> [Set exercise]
Take the listing from its first line through the line that contains "W, H = 1347, 566" and please retype those lines exactly, leaving out the pictures.

** Begin Available data **

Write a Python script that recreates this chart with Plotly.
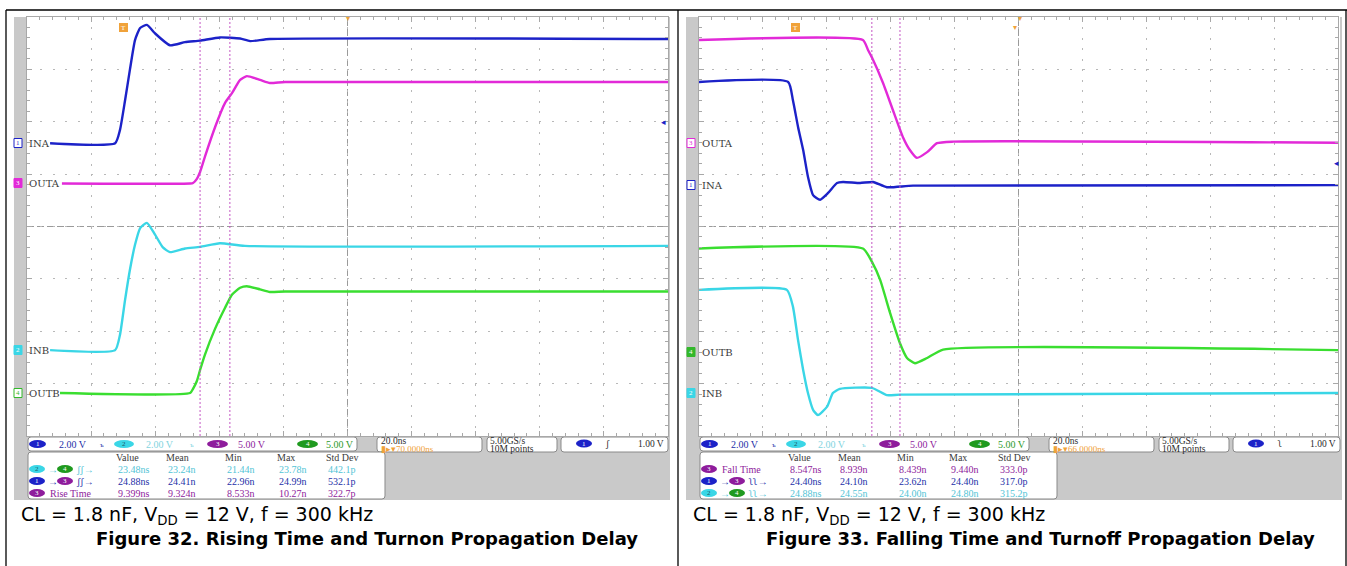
import plotly.graph_objects as go

W, H = 1347, 566

# ---------------------------------------------------------------------------
# Waveforms.
# time in ns relative to screen centre (20 ns/div), level in divisions
# ---------------------------------------------------------------------------
# Figure 32 - turn-on
F32_INA_T = [-92.8, -72.5, -71.0, -69.4, -67.9, -66.3, -64.7, -62.6, -60.1, -55.4, -50.7, -46.0, -39.8, -33.5, -30.4, -24.2, 100]
F32_INA_V = [1.59, 1.59, 1.84, 2.41, 2.99, 3.56, 3.79, 3.85, 3.69, 3.46, 3.52, 3.55, 3.61, 3.59, 3.54, 3.58, 3.58]

F32_OUTA_T = [-89.1, -49.1, -48.2, -47.0, -46.0, -44.5, -41.3, -38.2, -36.0, -33.5, -31.4, -27.3, -24.2, -19.5, 100]
F32_OUTA_V = [0.82, 0.82, 0.83, 0.91, 1.04, 1.33, 1.90, 2.36, 2.55, 2.80, 2.87, 2.80, 2.74, 2.76, 2.76]

F32_INB_T = [-92.8, -72.5, -71.0, -69.4, -67.9, -66.3, -64.7, -62.6, -60.1, -57.6, -55.4, -50.7, -46.0, -39.8, -32.0, 100]
F32_INB_V = [-2.36, -2.36, -2.07, -1.40, -0.83, -0.35, -0.03, 0.07, -0.15, -0.40, -0.49, -0.42, -0.39, -0.32, -0.37, -0.37]

F32_OUTB_T = [-89.7, -49.1, -48.2, -47.0, -46.0, -44.5, -41.3, -38.2, -36.0, -33.5, -31.4, -27.3, -24.2, -19.5, 100]
F32_OUTB_V = [-3.18, -3.18, -3.10, -2.95, -2.74, -2.45, -1.95, -1.55, -1.30, -1.17, -1.14, -1.20, -1.25, -1.24, -1.24]

F32_CURSORS = [-46.0, -36.7]

# Figure 33 - turn-off
F33_OUTA_T = [-100, -48.7, -47.1, -45.9, -42.4, -39.3, -36.2, -34.0, -31.8, -28.6, -25.5, -20.5, 100]
F33_OUTA_V = [3.56, 3.56, 3.37, 3.23, 2.74, 2.22, 1.71, 1.46, 1.31, 1.42, 1.59, 1.62, 1.60]

F33_INA_T = [-100, -72.1, -70.6, -69.0, -67.4, -65.9, -64.3, -62.1, -59.6, -56.8, -54.9, -49.6, -45.5, -41.2, -33.0, 100]
F33_INA_V = [2.76, 2.76, 2.41, 1.90, 1.46, 0.95, 0.60, 0.51, 0.64, 0.83, 0.85, 0.83, 0.85, 0.75, 0.78, 0.79]

F33_OUTB_T = [-100, -48.7, -45.9, -43.3, -40.2, -37.1, -34.9, -32.4, -28.6, -23.6, 100]
F33_OUTB_V = [-0.42, -0.42, -0.67, -1.02, -1.65, -2.23, -2.51, -2.61, -2.51, -2.35, -2.36]

F33_INB_T = [-100, -72.5, -70.6, -69.0, -67.4, -65.9, -64.3, -62.8, -59.9, -58.1, -55.9, -45.9, -41.2, -37.1, 100]
F33_INB_V = [-1.21, -1.21, -1.53, -2.17, -2.74, -3.18, -3.50, -3.60, -3.44, -3.18, -3.10, -3.08, -3.22, -3.21, -3.18]

F33_CURSORS = [-45.9, -37.1]

# measurement tables
TABLE_HEAD = ["Value", "Mean", "Min", "Max", "Std Dev"]
F32_ROWS = [
    ["23.48ns", "23.24n", "21.44n", "23.78n", "442.1p"],
    ["24.88ns", "24.41n", "22.96n", "24.99n", "532.1p"],
    ["9.399ns", "9.324n", "8.533n", "10.27n", "322.7p"],
]
F33_ROWS = [
    ["8.547ns", "8.939n", "8.439n", "9.440n", "333.0p"],
    ["24.40ns", "24.10n", "23.62n", "24.40n", "317.0p"],
    ["24.88ns", "24.55n", "24.00n", "24.80n", "315.2p"],
]

# colours
C_BLUE = "#1c22c8"
C_MAG = "#e22ad8"
C_CYAN = "#3ad6e6"
C_GREEN = "#3ade30"
C_PURPLE = "#8e1c9c"
C_TBLUE = "#2430a8"
C_TCYAN = "#52c4d6"
C_TGREEN = "#2c9a2c"
C_ORANGE = "#f0a23a"
C_GRAY = "#c9c9c9"

SCOPE_FONT = "Liberation Serif, serif"
LABEL_FONT = "DejaVu Serif, serif"
CAP_FONT = "DejaVu Sans, sans-serif"

shapes = []
annotations = []


def px(x):
    return x / W


def py(y):
    return 1 - y / H


def txt(x, y, s, size=9, color="#3a3a3a", family=SCOPE_FONT, anchor="left"):
    annotations.append(dict(
        x=px(x), y=py(y), xref="paper", yref="paper", text=s, showarrow=False,
        xanchor=anchor, yanchor="middle", borderpad=0,
        font=dict(size=size, color=color, family=family),
    ))


def rect(x0, y0, x1, y1, fill, line=None, layer="below"):
    shapes.append(dict(
        type="rect", xref="paper", yref="paper",
        x0=px(x0), x1=px(x1), y0=py(y1), y1=py(y0),
        fillcolor=fill, line=dict(color=line or fill, width=1 if line else 0), layer=layer,
    ))


def rbox(x0, y0, x1, y1, r=3, fill="white", line="#8a8a8a"):
    def p(x, y):
        return f"{px(x):.6f},{py(y):.6f}"
    path = (f"M{p(x0 + r, y0)} L{p(x1 - r, y0)} Q{p(x1, y0)} {p(x1, y0 + r)} "
            f"L{p(x1, y1 - r)} Q{p(x1, y1)} {p(x1 - r, y1)} L{p(x0 + r, y1)} "
            f"Q{p(x0, y1)} {p(x0, y1 - r)} L{p(x0, y0 + r)} Q{p(x0, y0)} {p(x0 + r, y0)} Z")
    shapes.append(dict(type="path", xref="paper", yref="paper", path=path,
                       fillcolor=fill, line=dict(color=line, width=1), layer="below"))


def oval(x0, x1, yc, fill, label, h=8, lcolor="white"):
    shapes.append(dict(type="circle", xref="paper", yref="paper",
                       x0=px(x0), x1=px(x1), y0=py(yc + h / 2), y1=py(yc - h / 2),
                       fillcolor=fill, line=dict(width=0), layer="above"))
    txt((x0 + x1) / 2, yc, label, 7, lcolor, anchor="center")


def hline(x0, x1, y, color="black", width=1.3):
    shapes.append(dict(type="line", xref="paper", yref="paper", x0=px(x0), x1=px(x1),
                       y0=py(y), y1=py(y), line=dict(color=color, width=width)))


def vline(x, y0, y1, color="black", width=1.3):
    shapes.append(dict(type="line", xref="paper", yref="paper", x0=px(x), x1=px(x),
                       y0=py(y0), y1=py(y1), line=dict(color=color, width=width)))


def ch_label(x, y, num, name, color, filled):
    rect(x, y - 4.5, x + 8, y + 4.5, color if filled else "white", color, layer="above")
    txt(x + 4, y, num, 7, "white" if filled else color, anchor="center")
    txt(x + 14, y, name, 10, "#3a3a3a", LABEL_FONT)


def chrome(ox, rows, row_icons, row_colors, delay, trig_sym, cap_fig, cap_x):
    # scope frame
    rect(ox + 14, 17, ox + 670, 500, C_GRAY)
    rect(ox + 27, 17, ox + 668, 436, "white")
    # channel row
    rbox(ox + 28, 437, ox + 357, 451)
    oval(ox + 29, ox + 46, 444, C_BLUE, "1")
    txt(ox + 58, 444, "2.00 V", 10, C_TBLUE)
    txt(ox + 99, 445, "ъ", 7, C_TBLUE)
    oval(ox + 114, ox + 134, 444, C_CYAN, "2", lcolor="#1a5c66")
    txt(ox + 145, 444, "2.00 V", 10, "#7fd4e0")
    txt(ox + 189, 445, "ъ", 7, "#7fd4e0")
    oval(ox + 207, ox + 228, 444, C_PURPLE, "3")
    txt(ox + 237, 444, "5.00 V", 10, C_PURPLE)
    oval(ox + 297, ox + 318, 444, "#1f9a1f", "4")
    txt(ox + 325, 444, "5.00 V", 10, C_TGREEN)
    # timebase / acquisition / trigger boxes
    rbox(ox + 377, 437, ox + 482, 452)
    txt(ox + 380, 441, "20.0ns", 9.5, "#2a2a2a")
    txt(ox + 380, 449, "▮▸▾" + delay, 9, C_ORANGE)
    rbox(ox + 487, 437, ox + 557, 452)
    txt(ox + 489, 441, "5.00GS/s", 9.5, "#2a2a2a")
    txt(ox + 489, 449, "10M points", 9.5, "#2a2a2a")
    rbox(ox + 561, 437, ox + 668, 452)
    oval(ox + 576, ox + 592, 443.5, C_BLUE, "1")
    txt(ox + 604, 444, trig_sym, 9.5, "#2a2a2a")
    txt(ox + 665, 444, "1.00 V", 9.5, "#2a2a2a", anchor="right")
    # measurement table
    rbox(ox + 28, 452, ox + 385, 499)
    cols = [115, 165, 224, 276, 325]
    for c, head in zip(cols, TABLE_HEAD):
        txt(ox + c, 457.5, head, 10, "#3a3a3a")
    for i, (vals, icons, color) in enumerate(zip(rows, row_icons, row_colors)):
        yy = 469 + 12 * i
        for kind, a, b in icons:
            if kind == "o":
                oval(ox + a, ox + a + 16, yy, b[0], b[1], lcolor=b[2])
            else:
                txt(ox + a, yy, b, 10, color)
        for c, v in zip(cols, vals):
            txt(ox + c + 2, yy, v, 10, color)
    # captions
    txt(ox + 20, 515.5, "CL = 1.8 nF, V<sub>DD</sub> = 12 V, f = 300 kHz", 19, "black", CAP_FONT)
    txt(cap_x, 538, "<b>" + cap_fig + "</b>", 18, "black", CAP_FONT)
    # trigger marker and centre marker
    rect(ox + 119, 23, ox + 128, 32, C_ORANGE, layer="above")
    txt(ox + 123.5, 27.5, "T", 7, "white", anchor="center")
    txt(ox + 347.5, 18.5, "▾", 8, C_ORANGE, anchor="center")


chrome(
    0, F32_ROWS,
    [
        [("o", 29, (C_CYAN, "2", "#1a5c66")), ("t", 47, "→"), ("o", 57, ("#1f9a1f", "4", "white")), ("t", 75, "ʃʃ→")],
        [("o", 29, (C_BLUE, "1", "white")), ("t", 47, "→"), ("o", 57, (C_PURPLE, "3", "white")), ("t", 75, "ʃʃ→")],
        [("o", 29, (C_PURPLE, "3", "white")), ("t", 49, "Rise Time")],
    ],
    [C_TCYAN, C_TBLUE, C_PURPLE],
    "70.0000ns", "ʃ",
    "Figure 32. Rising Time and Turnon Propagation Delay", 95,
)
chrome(
    672, F33_ROWS,
    [
        [("o", 29, (C_PURPLE, "3", "white")), ("t", 49, "Fall Time")],
        [("o", 29, (C_BLUE, "1", "white")), ("t", 47, "→"), ("o", 57, (C_PURPLE, "3", "white")), ("t", 75, "ʅʅ→")],
        [("o", 29, (C_CYAN, "2", "#1a5c66")), ("t", 47, "→"), ("o", 57, ("#1f9a1f", "4", "white")), ("t", 75, "ʅʅ→")],
    ],
    [C_PURPLE, C_TBLUE, C_TCYAN],
    "66.0000ns", "ʅ",
    "Figure 33. Falling Time and Turnoff Propagation Delay", 765,
)

# channel labels on the graticules
ch_label(14, 143, "1", "INA", C_BLUE, False)
ch_label(14, 183, "3", "OUTA", C_MAG, True)
ch_label(14, 350, "2", "INB", C_CYAN, True)
ch_label(14, 393, "4", "OUTB", "#32b82a", False)
ch_label(687, 143, "3", "OUTA", C_MAG, False)
ch_label(687, 185, "1", "INA", C_BLUE, False)
ch_label(687, 352, "4", "OUTB", "#32b82a", True)
ch_label(687, 393, "2", "INB", C_CYAN, True)

# ground offset arrows at the right edge
txt(663, 122, "◂", 9, C_BLUE, anchor="center")
txt(1336, 163, "◂", 9, C_BLUE, anchor="center")

# document frame
hline(6, 1347, 10)
vline(6, 10, 566)
vline(678, 10, 566)
vline(1346, 10, 566)

# ---------------------------------------------------------------------------
# Traces
# ---------------------------------------------------------------------------
fig = go.Figure()

panels = [
    ("x", "y", [(F32_INA_T, F32_INA_V, C_BLUE), (F32_OUTA_T, F32_OUTA_V, C_MAG),
                (F32_INB_T, F32_INB_V, C_CYAN), (F32_OUTB_T, F32_OUTB_V, C_GREEN)], F32_CURSORS),
    ("x2", "y2", [(F33_OUTA_T, F33_OUTA_V, C_MAG), (F33_INA_T, F33_INA_V, C_BLUE),
                  (F33_OUTB_T, F33_OUTB_V, C_GREEN), (F33_INB_T, F33_INB_V, C_CYAN)], F33_CURSORS),
]

for xa, ya, waves, cursors in panels:
    for t, v, color in waves:
        fig.add_trace(go.Scatter(
            x=t, y=v, xaxis=xa, yaxis=ya, mode="lines",
            line=dict(color=color, width=2.4, shape="spline", smoothing=0.5),
            hoverinfo="skip",
        ))
    yr_dom = ya + " domain"
    xr_dom = xa + " domain"
    # centre cross
    shapes.append(dict(type="line", xref=xa, yref=yr_dom, x0=0, x1=0, y0=0, y1=1,
                       line=dict(color="#9a9a9a", width=1, dash="7px,3px"), layer="below"))
    shapes.append(dict(type="line", xref=xr_dom, yref=ya, x0=0, x1=1, y0=0, y1=0,
                       line=dict(color="#9a9a9a", width=1, dash="7px,3px"), layer="below"))
    for c in cursors:
        shapes.append(dict(type="line", xref=xa, yref=yr_dom, x0=c, x1=c, y0=0, y1=1,
                           line=dict(color="#c455c4", width=1, dash="2px,2px"), layer="above"))

axis_common = dict(
    showgrid=True, gridcolor="#b8b8b8", gridwidth=1, zeroline=False,
    showticklabels=False, ticks="inside", ticklen=5, tickcolor="#a8a8a8",
    showline=True, linecolor="#a8a8a8", linewidth=1, mirror="ticks", fixedrange=True,
)
xdom1 = [px(27), px(668)]
xdom2 = [px(699), px(1338)]
ydom = [py(436), py(17)]
xminor = dict(ticks="inside", ticklen=3, dtick=4, tickcolor="#a8a8a8", showgrid=False)
yminor = dict(ticks="inside", ticklen=3, dtick=0.2, tickcolor="#a8a8a8", showgrid=False)

fig.update_layout(
    width=W, height=H,
    margin=dict(l=0, r=0, t=0, b=0),
    paper_bgcolor="white", plot_bgcolor="white",
    showlegend=False,
    xaxis=dict(domain=xdom1, range=[-100, 100], tick0=-100, dtick=20, griddash="2px,8.48px",
               minor=xminor, anchor="y", **axis_common),
    yaxis=dict(domain=ydom, range=[-4, 4], tick0=-4, dtick=1, griddash="2px,10.8px",
               minor=yminor, anchor="x", **axis_common),
    xaxis2=dict(domain=xdom2, range=[-100, 100], tick0=-100, dtick=20, griddash="2px,8.48px",
                minor=xminor, anchor="y2", **axis_common),
    yaxis2=dict(domain=ydom, range=[-4, 4], tick0=-4, dtick=1, griddash="2px,10.8px",
                minor=yminor, anchor="x2", **axis_common),
    shapes=shapes,
    annotations=annotations,
)

# right-panel centre marker
fig.add_annotation(x=px(1018.5), y=py(18.5), xref="paper", yref="paper", text="▾", showarrow=False,
                   font=dict(size=8, color=C_ORANGE))

fig.write_html(
    "out.html",
    config={"displayModeBar": False},
    post_script="document.body.style.margin='0px';document.body.style.overflow='hidden';",
)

** End Available data **

> [Completed task]
Write a Python script that recreates this chart with Plotly.
import plotly.graph_objects as go

W, H = 1347, 566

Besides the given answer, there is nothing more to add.